Along with all the sewing and workshop supplies and things to amuse me, my suitcase is packed and in the car. I'm viewing this trip as a limiting experience from a variety of ways, giving myself some boundaries. I packed as if for our cruise at the end of June taking seven tops, three cardigans, five pairs of pants, two skirts, a raincoat, three pairs of shoes, and jewelry which weighed 31.6 pounds.

Tat total doesn't include toiletries since I'm packing an overnight bag for my stay in Corvallis tonight. I'll weigh that bag separately this morning and see what the combined total is but whatever it is, I already know that my suitcase is under-big. It'd be hard to get those products in too. Luckily it's smaller than the allowable size so I can look for a larger one.





On this trip, I am taking two coaching sessions, three three-hour workshops, the Design Outside the Lines retreat, and two sewing days with a friend. That a lot of stuff. For the retreat, I packed one small carry-on and for the workshops, I allowed one large zip-lock bag each and for sewing with my friend the raincoat and supplies to finish and the dress pattern she wants to sew after trying on mine on last year. All of that fit into one shopping bag.





My intention for the retreat is to have a refashioning project in progress on the dress form and two other projects to work on while I'm thinking through the next steps. The pile above right is for the refashioning. It starts with a 3X men's shirt. The black eyelet is for Vogue 9112. I had the fabric in stash and decided on it when I saw a white eyelet version of the dress. The subtle stripe linen is for the top I showed yesterday, Butterick 6138. I packed...

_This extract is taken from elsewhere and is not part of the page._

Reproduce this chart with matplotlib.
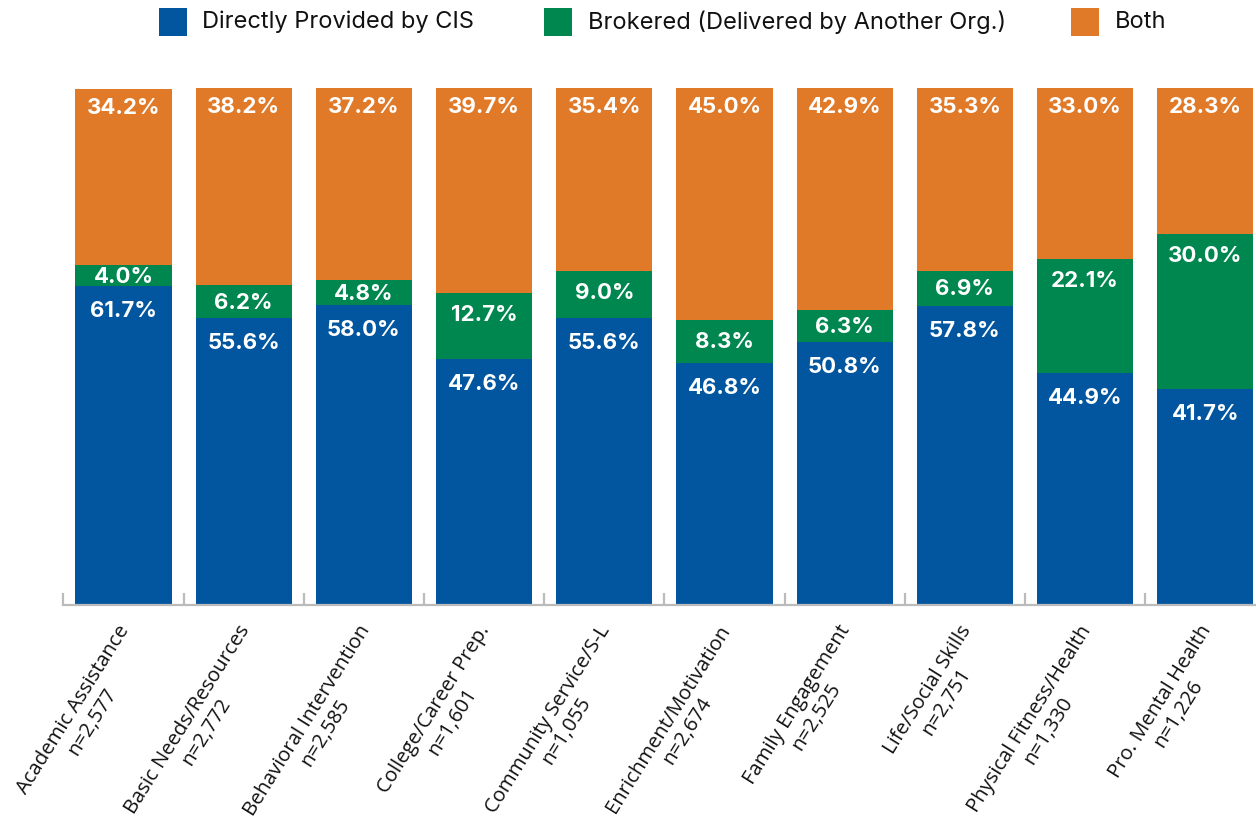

... bright pink buttons and DMC pearl cotton for accenting that piece. I think. You never know what direction it'll go in. I also packed black buttons and all sorts of black embellishments. All of my projects can be sewn with black thread which made the serger and sewing threads easy. I did throw in a few other accent colors just in case things don't go pink.





These two pieces are striped linen yardage and a dark blue linen dress. They are for painting and stenciling practice. If I have time. There is obviously more than I need - variety but not a huge excess. This is good.





A few days ago my daughter emailed asking if I wanted a knitting project. I was just thinking about which one to pack so her request came at a great time. She would like a "Campbell's soup can label" red blanket for the nursery. I found a great match.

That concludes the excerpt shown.